Roberto Clerici the Younger (Parma, active 1711–1748) was an Italian painter and scenic designer of the Baroque, active in Parma, Vienna, Venice, Naples, Paris, and London. His father of the same name was also a painter, and sources often confuse the two. He was a collaborator and follower of Francesco and Ferdinando Galli Bibiena.

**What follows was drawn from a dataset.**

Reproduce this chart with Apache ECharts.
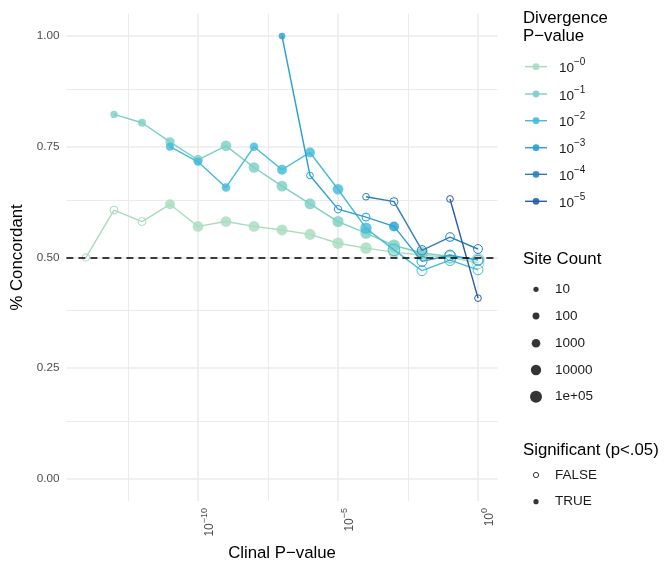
<!DOCTYPE html>
<html>
<head>
<meta charset="utf-8">
<script src="https://cdn.jsdelivr.net/npm/echarts@6/dist/echarts.min.js"></script>
<style>
html,body{margin:0;padding:0;background:#fff;}
#chart{width:664px;height:561px;}
</style>
</head>
<body>
<div id="chart"></div>
<script>
// ---- data ----
const clinalExp = [-14,-13,-12,-11,-10,-9,-8,-7,-6,-5,-4,-3,-2,-1,0];
const divergenceLabels = ['0','1','2','3','4','5'];
// Divergence 10^-0
const conc0  = [0.500,0.607,0.581,0.620,0.570,0.581,0.570,0.562,0.552,0.532,0.521,0.512,0.505,0.500,0.488];
const sites0 = [170,400,400,6000,17000,17000,20000,25000,30000,50000,60000,80000,100000,100000,100000];
const sig0   = [0,0,0,1,1,1,1,1,1,1,1,1,1,0,0];
// Divergence 10^-1
const conc1  = [null,0.823,0.804,0.761,0.720,0.752,0.703,0.661,0.621,0.581,0.555,0.527,0.510,0.502,0.495];
const sites1 = [null,170,440,2600,6000,17000,17000,20000,25000,30000,50000,100000,100000,100000,100000];
const sig1   = [null,1,1,1,1,1,1,1,1,1,1,1,1,0,0];
// Divergence 10^-2
const conc2  = [null,null,null,0.750,0.716,0.658,0.750,0.698,0.737,0.654,0.566,0.517,0.470,0.494,0.472];
const sites2 = [null,null,null,400,400,1000,1000,6000,6000,17000,40000,60000,6000,20000,6000];
const sig2   = [null,null,null,1,1,1,1,1,1,1,1,0,0,0,0];
// Divergence 10^-3
const conc3  = [null,null,null,null,null,null,null,1.000,0.685,0.609,0.591,0.570,0.491,0.505,0.494];
const sites3 = [null,null,null,null,null,null,null,75,75,170,400,6000,6000,10000,6000];
const sig3   = [null,null,null,null,null,null,null,1,0,0,0,1,0,0,0];
// Divergence 10^-4
const conc4  = [null,null,null,null,null,null,null,null,null,null,0.637,0.626,0.516,0.546,0.519];
const sites4 = [null,null,null,null,null,null,null,null,null,null,75,400,3000,1000,1500];
const sig4   = [null,null,null,null,null,null,null,null,null,null,0,0,0,0,0];
// Divergence 10^-5
const conc5  = [null,null,null,null,null,null,null,null,null,null,null,null,null,0.632,0.408];
const sites5 = [null,null,null,null,null,null,null,null,null,null,null,null,null,75,75];
const sig5   = [null,null,null,null,null,null,null,null,null,null,null,null,null,0,0];

const xTicks = [-10,-5,0];
const xMinorGrid = [-12.5,-7.5,-2.5];
const yTicks = [0,0.25,0.5,0.75,1];
const yMinorGrid = [0.125,0.375,0.625,0.875];
const siteLegend = [10,100,1000,10000,100000];
const siteLegendLabels = ['10','100','1000','10000','1e+05'];
const sigLegendLabels = ['FALSE','TRUE'];

// ---- styling ----
const FONT = '"Liberation Sans", Arial, Helvetica, sans-serif';
const colors = ['#a9dcbf','#7ccfc4','#45bbd8','#2aa0d2','#2b7fc0','#2a5ca6'];
const GRID = '#ebebeb';
const TITLE = 16.8, LEGTXT = 13.5;
function sizeOf(n){ return 3.5 + 1.7*Math.log10(n); }
function rgba(hex,a){
  const r=parseInt(hex.slice(1,3),16),g=parseInt(hex.slice(3,5),16),b=parseInt(hex.slice(5,7),16);
  return `rgba(${r},${g},${b},${a})`;
}

const seriesSets = [
  [conc0,sites0,sig0],[conc1,sites1,sig1],[conc2,sites2,sig2],
  [conc3,sites3,sig3],[conc4,sites4,sig4],[conc5,sites5,sig5]
];

const series = seriesSets.map((s,k)=>{
  const [vals,counts,sigs]=s;
  const data=[];
  clinalExp.forEach((x,i)=>{
    if(vals[i]==null) return;
    data.push({
      value:[x,vals[i]],
      symbolSize:sizeOf(counts[i]),
      itemStyle: sigs[i] ? {color:rgba(colors[k],0.82),borderWidth:0}
                         : {color:'rgba(255,255,255,0)',borderColor:colors[k],borderWidth:1}
    });
  });
  return {
    type:'line', name:'10^-'+divergenceLabels[k], data,
    symbol:'circle', showSymbol:true, showAllSymbol:true,
    lineStyle:{color:colors[k],width:1.4},
    itemStyle:{color:colors[k]},
    emphasis:{disabled:true}, silent:true, animation:false, clip:false,
    z:2+k*0.01
  };
});

// grid lines + reference line via markLine
series[0].markLine = {
  silent:true, symbol:'none', z:0, animation:false,
  label:{show:false},
  data:[
    ...xMinorGrid.map(v=>({xAxis:v,lineStyle:{color:GRID,width:1,type:'solid'}})),
    ...xTicks.map(v=>({xAxis:v,lineStyle:{color:GRID,width:1.6,type:'solid'}})),
    ...yMinorGrid.map(v=>({yAxis:v,lineStyle:{color:GRID,width:1,type:'solid'}})),
    ...yTicks.map(v=>({yAxis:v,lineStyle:{color:GRID,width:1.6,type:'solid'}}))
  ]
};
series[1].markLine = {
  silent:true, symbol:'none', z:4, animation:false,
  label:{show:false},
  data:[{yAxis:0.5,lineStyle:{color:'#000',width:1.6,type:[7,5]}}]
};

// ---- legends (graphic) ----
const graphic = [];
const LX = 523;
graphic.push({type:'text',x:LX,y:27.5,style:{text:'Divergence\nP\u2212value',font:`${TITLE}px ${FONT}`,fill:'#000',lineHeight:18.5,verticalAlign:'middle'},silent:true});
const legY = [66.7,94,120.7,147.7,174.3,201.3];
divergenceLabels.forEach((d,i)=>{
  const y=legY[i];
  graphic.push({type:'line',shape:{x1:525,y1:y,x2:547,y2:y},style:{stroke:colors[i],lineWidth:1.4},silent:true});
  graphic.push({type:'circle',shape:{cx:536,cy:y,r:3.4},style:{fill:rgba(colors[i],0.9)},silent:true});
  graphic.push({type:'text',x:559,y:y,style:{text:'{b|10}{s|\u2212'+d+'}',verticalAlign:'middle',
    rich:{b:{font:`${LEGTXT}px ${FONT}`,fill:'#1a1a1a',lineHeight:18,verticalAlign:'bottom'},
          s:{font:`10px ${FONT}`,fill:'#1a1a1a',lineHeight:10,verticalAlign:'top'}}},silent:true});
});
graphic.push({type:'text',x:LX,y:259.3,style:{text:'Site Count',font:`${TITLE}px ${FONT}`,fill:'#000',verticalAlign:'middle'},silent:true});
const siteY=[289.3,316,343.3,370,396.7];
siteLegend.forEach((n,i)=>{
  graphic.push({type:'circle',shape:{cx:536,cy:siteY[i],r:sizeOf(n)/2},style:{fill:'rgba(30,30,30,0.9)'},silent:true});
  graphic.push({type:'text',x:555,y:siteY[i],style:{text:siteLegendLabels[i],font:`${LEGTXT}px ${FONT}`,fill:'#1a1a1a',verticalAlign:'middle'},silent:true});
});
graphic.push({type:'text',x:LX,y:450.7,style:{text:'Significant (p<.05)',font:`${TITLE}px ${FONT}`,fill:'#000',verticalAlign:'middle'},silent:true});
const sigY=[475,501.7];
sigLegendLabels.forEach((t,i)=>{
  graphic.push({type:'circle',shape:{cx:536,cy:sigY[i],r:2.6},
    style: i===0 ? {fill:'rgba(0,0,0,0)',stroke:'#333',lineWidth:1} : {fill:'rgba(30,30,30,0.9)'},silent:true});
  graphic.push({type:'text',x:555,y:sigY[i],style:{text:t,font:`${LEGTXT}px ${FONT}`,fill:'#1a1a1a',verticalAlign:'middle'},silent:true});
});

const option = {
  animation:false,
  backgroundColor:'#fff',
  grid:{left:66.4,right:166.4,top:13.85,bottom:60,containLabel:false,outerBoundsMode:'none'},
  xAxis:{
    type:'value', min:-14.7, max:0.7,
    name:'Clinal P\u2212value', nameLocation:'middle', nameGap:42,
    nameTextStyle:{fontFamily:FONT,fontSize:TITLE,color:'#000'},
    axisLine:{show:false}, axisTick:{show:false}, splitLine:{show:false},
    axisLabel:{
      customValues:xTicks, rotate:90, margin:7, padding:[20,0,0,0],
      formatter:v=>'{b|10}{s|'+(v===0?'0':'\u2212'+Math.abs(v))+'}',
      rich:{b:{fontFamily:FONT,fontSize:12,color:'#4d4d4d',lineHeight:16,verticalAlign:'bottom'},
            s:{fontFamily:FONT,fontSize:9,color:'#4d4d4d',lineHeight:9,verticalAlign:'top'}}
    }
  },
  yAxis:{
    type:'value', min:-0.05, max:1.05,
    name:'% Concordant', nameLocation:'middle', nameGap:40, nameRotate:90,
    nameTextStyle:{fontFamily:FONT,fontSize:TITLE,color:'#000'},
    axisLine:{show:false}, axisTick:{show:false}, splitLine:{show:false},
    axisLabel:{customValues:yTicks, margin:7, formatter:v=>v.toFixed(2),
      fontFamily:FONT,fontSize:11.7,color:'#4d4d4d'}
  },
  series,
  graphic
};
const chart = echarts.init(document.getElementById('chart'),null,{renderer:'canvas'});
chart.setOption(option);
</script>
</body>
</html>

In 1711, he was a scenic designer in Vienna for the court. He then worked at the Teatro San Cassiano in Venice for the operas Le gare generose (1712) by Albinoni and Zaniboni; and for La verità nell'inganno (1713) by Gasparini and Silvani. He prepared scenography and was the engineer for performances in Naples, including L'Amor generoso (1714) at the court theater attributed to Scarlatti. In 1714 for the Teatro San Bartolomeo in Naples, he produced scenography for Scipione nella Spagna also by Scarlatti; Pisistrato by Leonardo Leo; Vincislao by Mancini and Apostolo Zeno; Arminio by Scarlatti and Nicola Serino; and Tigrane ovvero L'egual impegno d'amore e di fede, by Scarlatti and Domenico Lolli.

In 1716–1719, he worked in England: initially at the King's Theatre, and after 1719 as a decorator and machinist at the Royal Academy of Music. He was in Portugal from 1735 to 1738, in Paris in 1740, working with the Comédie-Française. Back in Parma in 1739, he was last documented as a scenographer in 1748.